A practical analytics setup begins with clear ownership of data and outcomes. Define who can view, modify, and approve automation rules, and specify the primary goals: improved comfort scores, reduced peak energy draw, or a blend of both. Establish periodic reviews to refine thresholds, recalibrate sensors, and retire obsolete rules. Regular audits ensure the system remains aligned with evolving needs, such as changes in occupancy or seasonal comfort expectations. A well-governed system also offers safety checks for critical devices and failsafes to prevent unintended consequences. When governance is explicit, residents trust the system and participate more actively in optimization.

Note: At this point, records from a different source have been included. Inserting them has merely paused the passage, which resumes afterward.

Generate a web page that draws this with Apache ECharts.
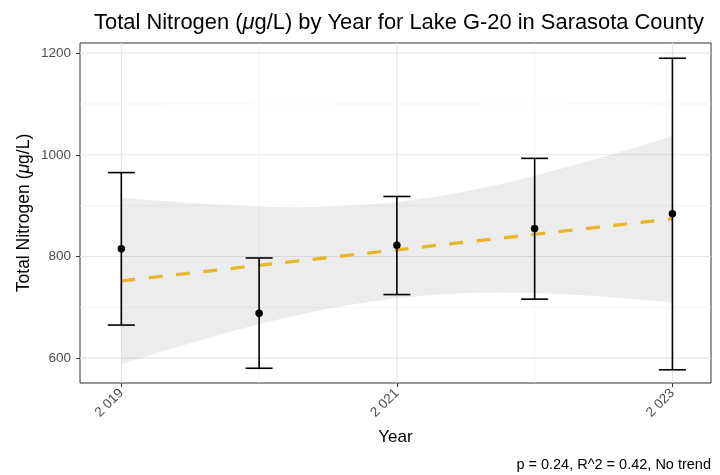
<!DOCTYPE html>
<html><head><meta charset="utf-8">
<script src="https://cdn.jsdelivr.net/npm/echarts@6/dist/echarts.min.js"></script>
<style>html,body{margin:0;padding:0;background:#fff}#c{width:720px;height:475px}</style>
</head><body><div id="c"></div>
<script>
const years = [2019, 2020, 2021, 2022, 2023];
const means = [815, 688, 822, 855, 884];
const lows = [665, 580, 725, 716, 577];
const highs = [965, 797, 918, 993, 1190];
const fitX = [2019, 2023];
const fitY = [752, 874];
const bandX = [2019, 2019.25, 2019.5, 2019.75, 2020, 2020.25, 2020.5, 2020.75, 2021, 2021.25, 2021.5, 2021.75, 2022, 2022.25, 2022.5, 2022.75, 2023];
const bandLow = [588, 609, 629, 649, 667, 683, 697, 709, 718, 724, 728, 729, 728, 725, 721, 716, 710];
const bandHigh = [915, 910, 905, 901, 898, 897, 898, 901, 907, 916, 928, 942, 959, 977, 996, 1016, 1037];
const yMajor = [600, 800, 1000, 1200];
const yMinor = [700, 900, 1100];
const xMajor = [2019, 2021, 2023];
const xMinor = [2020, 2022];
const xLabels = ['2 019', '2 021', '2 023'];

const FONT = 'Liberation Sans, Arial, sans-serif';
const chart = echarts.init(document.getElementById('c'), null, {renderer: 'canvas'});

// grid lines: [orientation(0=x,1=y), value, major(1)/minor(0)]
const gridData = [];
xMajor.forEach(v => gridData.push([0, v, 1]));
xMinor.forEach(v => gridData.push([0, v, 0]));
yMajor.forEach(v => gridData.push([1, v, 1]));
yMinor.forEach(v => gridData.push([1, v, 0]));

const bandData = bandX.map((x, i) => [x, bandLow[i], bandHigh[i]]);

const labelMap = {};
xMajor.forEach((v, i) => labelMap[v] = xLabels[i]);

chart.setOption({
  animation: false,
  backgroundColor: '#fff',
  textStyle: {fontFamily: FONT},
  title: {
    text: 'Total Nitrogen ({i|\u03bc}g/L) by Year for Lake G-20 in Sarasota County',
    left: 394, top: 7, textAlign: 'center',
    textStyle: {fontFamily: FONT, fontSize: 21.9, fontWeight: 'normal', color: '#000',
      rich: {i: {fontFamily: FONT, fontSize: 21.9, fontStyle: 'italic', color: '#000'}}}
  },
  graphic: [{
    type: 'text', right: 9, bottom: 3,
    style: {text: 'p = 0.24, R^2 = 0.42, No trend', font: '14.5px Liberation Sans, Arial, sans-serif', fill: '#000'}
  }],
  grid: {left: 80, right: 9, top: 43, bottom: 92, show: true, borderColor: '#333', borderWidth: 1, backgroundColor: '#fff'},
  xAxis: {
    type: 'value', min: 2018.7, max: 2023.28,
    name: 'Year', nameLocation: 'middle', nameGap: 46,
    nameTextStyle: {fontFamily: FONT, fontSize: 17, color: '#000'},
    axisLine: {show: false},
    axisTick: {show: true, length: 4, lineStyle: {color: '#333'}, customValues: xMajor},
    axisLabel: {customValues: xMajor, rotate: 45, margin: 8, fontFamily: FONT, fontSize: 13.5, color: '#4D4D4D',
      formatter: v => labelMap[v] || ''},
    splitLine: {show: false}
  },
  yAxis: {
    type: 'value', min: 551, max: 1220,
    name: 'Total Nitrogen ({i|\u03bc}g/L)', nameLocation: 'middle', nameGap: 47, nameMoveOverlap: false,
    nameTextStyle: {fontFamily: FONT, fontSize: 17.5, color: '#000',
      rich: {i: {fontFamily: FONT, fontSize: 17.5, fontStyle: 'italic', color: '#000'}}},
    axisLine: {show: false},
    axisTick: {show: true, length: 4, lineStyle: {color: '#333'}, customValues: yMajor},
    axisLabel: {customValues: yMajor, margin: 9, fontFamily: FONT, fontSize: 13.5, color: '#4D4D4D',
      formatter: v => String(v)},
    splitLine: {show: false}
  },
  series: [
    {
      type: 'custom', silent: true, z: 0, clip: true,
      data: gridData,
      encode: {x: -1, y: -1},
      renderItem: (params, api) => {
        const cs = params.coordSys;
        const o = api.value(0), v = api.value(1), major = api.value(2);
        const style = {stroke: major ? '#E6E6E6' : '#F2F2F2', lineWidth: major ? 1.1 : 0.7};
        if (o === 0) {
          const x = api.coord([v, 700])[0];
          return {type: 'line', shape: {x1: x, y1: cs.y, x2: x, y2: cs.y + cs.height}, style};
        } else {
          const y = api.coord([2020, v])[1];
          return {type: 'line', shape: {x1: cs.x, y1: y, x2: cs.x + cs.width, y2: y}, style};
        }
      }
    },
    {
      type: 'custom', silent: true, z: 1,
      data: bandData,
      encode: {x: 0, y: [1, 2]},
      renderItem: (params, api) => {
        if (params.dataIndex !== 0) return null;
        const upper = bandData.map(d => api.coord([d[0], d[2]]));
        const lower = bandData.map(d => api.coord([d[0], d[1]])).reverse();
        return {type: 'polygon', shape: {points: upper.concat(lower)},
          style: {fill: 'rgba(153,153,153,0.19)'}};
      }
    },
    {
      type: 'line', data: fitX.map((x, i) => [x, fitY[i]]), symbol: 'none', z: 3,
      lineStyle: {color: '#E6B72B', width: 3.3, type: [14, 13.5]}
    },
    {
      type: 'custom', z: 4,
      data: years.map((x, i) => [x, lows[i], highs[i]]),
      encode: {x: 0, y: [1, 2]},
      renderItem: (params, api) => {
        const lo = api.coord([api.value(0), api.value(1)]);
        const hi = api.coord([api.value(0), api.value(2)]);
        const w = 13.5;
        const st = {stroke: '#000', lineWidth: 1.6};
        return {type: 'group', children: [
          {type: 'line', shape: {x1: lo[0], y1: lo[1], x2: hi[0], y2: hi[1]}, style: st},
          {type: 'line', shape: {x1: lo[0] - w, y1: lo[1], x2: lo[0] + w, y2: lo[1]}, style: st},
          {type: 'line', shape: {x1: hi[0] - w, y1: hi[1], x2: hi[0] + w, y2: hi[1]}, style: st}
        ]};
      }
    },
    {
      type: 'scatter', data: years.map((x, i) => [x, means[i]]), symbol: 'circle', symbolSize: 7.5,
      itemStyle: {color: '#000', opacity: 1}, z: 5
    }
  ]
});
</script>
</body></html>
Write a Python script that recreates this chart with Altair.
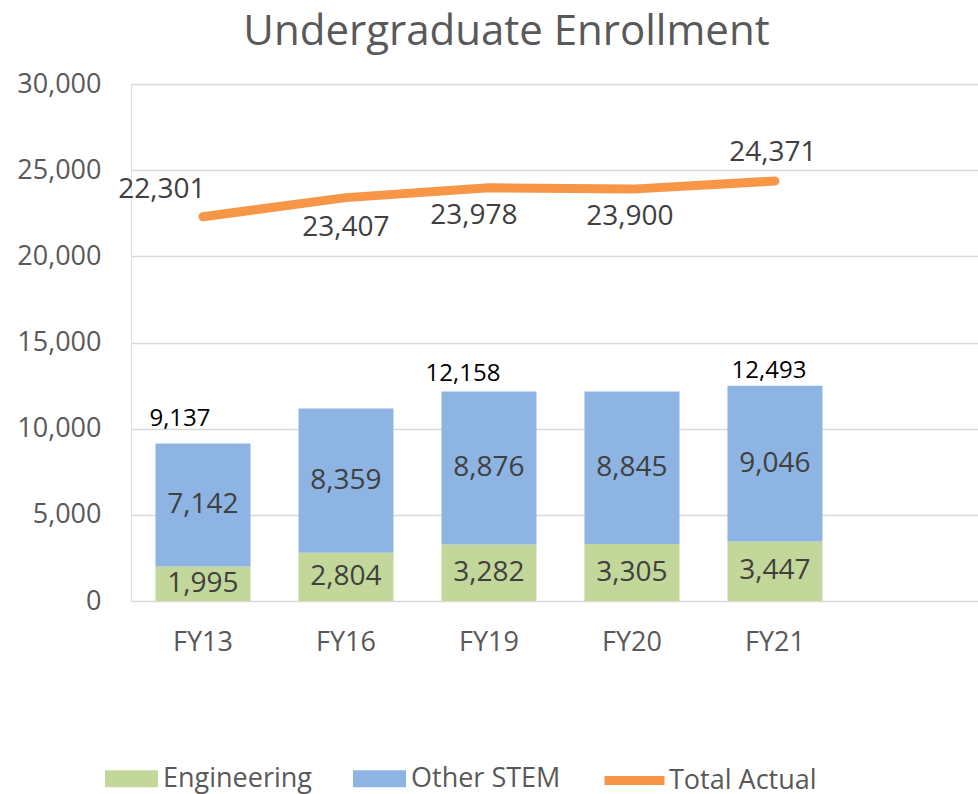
import altair as alt
import pandas as pd

# ---- data ----
categories = ["FY13", "FY16", "FY19", "FY20", "FY21"]
engineering = [1995, 2804, 3282, 3305, 3447]
other_stem = [7142, 8359, 8876, 8845, 9046]
total_actual = [22301, 23407, 23978, 23900, 24371]
stem_total_labelled = [True, False, True, False, True]
y_ticks = [0, 5000, 10000, 15000, 20000, 25000, 30000]

series_names = ["Engineering", "Other STEM"]
line_name = "Total Actual"

GREEN = "#C4D79B"
BLUE = "#8DB4E2"
ORANGE = "#F79646"
AXIS_GREY = "#595959"
LABEL_GREY = "#404040"
FONT = "Open Sans"

bar_rows = []
for i, fy in enumerate(categories):
    bar_rows.append({"fy": fy, "series": series_names[0], "value": engineering[i], "order": 0})
    bar_rows.append({"fy": fy, "series": series_names[1], "value": other_stem[i], "order": 1})
bars_df = pd.DataFrame(bar_rows)

totals_df = pd.DataFrame({
    "fy": categories,
    "total": [e + o for e, o in zip(engineering, other_stem)],
    "shown": stem_total_labelled,
})
line_df = pd.DataFrame({"fy": categories, "total": total_actual, "series": line_name})

x_enc = alt.X(
    "fy:N",
    sort=categories,
    scale=alt.Scale(domain=categories, paddingInner=0.3357, paddingOuter=0.6295, align=0.136),
    axis=alt.Axis(title=None, labelAngle=0, domain=False, ticks=False, labelPadding=28,
                  labelFontSize=27, labelFont=FONT, labelColor=AXIS_GREY, grid=False),
)
y_scale = alt.Scale(domain=[0, 30000], nice=False)
y_axis = alt.Axis(title=None, values=y_ticks, labelExpr="format(datum.value, ',')",
                  domain=False, ticks=False, labelPadding=30, labelFontSize=27, labelFont=FONT,
                  labelColor=AXIS_GREY, gridColor="#D9D9D9", gridWidth=1.6)

bars = alt.Chart(bars_df).mark_bar(size=95).encode(
    x=x_enc,
    y=alt.Y("value:Q", stack="zero", scale=y_scale, axis=y_axis),
    color=alt.Color("series:N", scale=alt.Scale(domain=series_names, range=[GREEN, BLUE]),
                    legend=alt.Legend(orient="none", legendX=-26, legendY=668, direction="horizontal",
                                      title=None, symbolType="M-1,-0.32H1V0.32H-1Z", symbolSize=2809,
                                      symbolStrokeWidth=0, labelFontSize=27, labelFont=FONT,
                                      labelColor=AXIS_GREY, labelOffset=5, columnPadding=41, padding=0)),
    order=alt.Order("order:Q"),
)

bar_labels = alt.Chart(bars_df).transform_stack(
    stack="value", as_=["y0", "y1"], groupby=["fy"], sort=[alt.SortField("order")]
).transform_calculate(mid="(datum.y0 + datum.y1) / 2").mark_text(
    fontSize=28, font=FONT, color=LABEL_GREY, baseline="middle"
).encode(
    x=alt.X("fy:N", sort=categories),
    y=alt.Y("mid:Q"),
    text=alt.Text("value:Q", format=","),
)

total_offsets = {"FY13": (-23, -25), "FY19": (-26, -17), "FY21": (-6, -15)}
total_layers = []
for fy, (dx, dy) in total_offsets.items():
    total_layers.append(
        alt.Chart(totals_df).transform_filter(alt.datum.shown).transform_filter(alt.datum.fy == fy)
        .mark_text(fontSize=24, font=FONT, color="#000000", baseline="middle", dx=dx, dy=dy)
        .encode(x=alt.X("fy:N", sort=categories), y=alt.Y("total:Q"),
                text=alt.Text("total:Q", format=","))
    )

line = alt.Chart(line_df).mark_line(strokeWidth=9, strokeCap="round", strokeJoin="round").encode(
    x=alt.X("fy:N", sort=categories),
    y=alt.Y("total:Q"),
    stroke=alt.Stroke("series:N", scale=alt.Scale(domain=[line_name], range=[ORANGE]),
                      legend=alt.Legend(orient="none", legendX=469, legendY=662, title=None,
                                        symbolType="stroke", symbolSize=3600, symbolStrokeWidth=9,
                                        labelFontSize=27, labelFont=FONT, labelColor=AXIS_GREY,
                                        labelOffset=0, padding=0)),
)

line_offsets = {"FY13": (-41, -27), "FY16": (0, 30), "FY19": (-15, 28), "FY20": (-2, 28), "FY21": (-2, -28)}
line_label_layers = []
for fy, (dx, dy) in line_offsets.items():
    line_label_layers.append(
        alt.Chart(line_df).transform_filter(alt.datum.fy == fy)
        .mark_text(fontSize=28, font=FONT, color=LABEL_GREY, baseline="middle", dx=dx, dy=dy)
        .encode(x=alt.X("fy:N", sort=categories), y=alt.Y("total:Q"),
                text=alt.Text("total:Q", format=","))
    )

chart = alt.layer(bars, bar_labels, *total_layers, line, *line_label_layers).resolve_legend(
    color="independent", stroke="independent"
).properties(
    width=847,
    height=517,
    autosize=alt.AutoSizeParams(type="none"),
    padding={"left": 131, "top": 84, "right": 0, "bottom": 193},
    title=alt.TitleParams("Undergraduate Enrollment", fontSize=42, font=FONT, fontWeight="normal",
                          color=AXIS_GREY, anchor="middle", dx=-48, offset=16),
).configure_view(stroke=None).configure(background="white")

chart.save("out.html", embed_options={"renderer": "svg", "actions": False})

Integrating occupancy-aware analytics with energy-aware tradeoffs requires thoughtful scheduling. Time-of-use pricing, solar generation, and weather forecasts become actionable inputs for dynamic control. For example, pre-cooling the home slightly before peak pricing periods can preserve comfort while lowering overall cost, provided the energy stored is used efficiently rather than wasted. Similarly, daylight-responsive lighting should not simply illuminate spaces but do so in a way that minimizes glare and heat gain. By coordinating these factors, you create a cohesive strategy that respects comfort as a priority and energy as a finite resource.
When evaluating analytics vendors or in-house systems, demand clarity on how outcomes are measured and reported. Look for standardized comfort scales, transparent energy accounting, and the ability to decompose results by zone, device, or time period. A trustworthy platform should also demonstrate reproducibility—how a given automation would behave under alternate weather or occupancy scenarios. Case studies or pilots that reveal before-and-after comfort improvements alongside energy reductions can be particularly instructive. The ultimate goal is an evidence-based narrative: what actually changed in daily living, and what remained consistent in the way a home operates.
Finally, plan for long-term evolution rather than immediate perfection. As occupants settle into an intelligent routine, new patterns will emerge and preferences may shift. The strongest analytics ecosystems support iterative learning, user feedback loops, and modular upgrades that preserve comfort while telescoping savings over time. Embrace open standards and interoperability so future devices and services can join the system without disrupting the balance you have worked hard to maintain. In this way, smart home analytics become a lasting partner in daily living—steadily better, gentler on resources, and more attuned to how people actually live.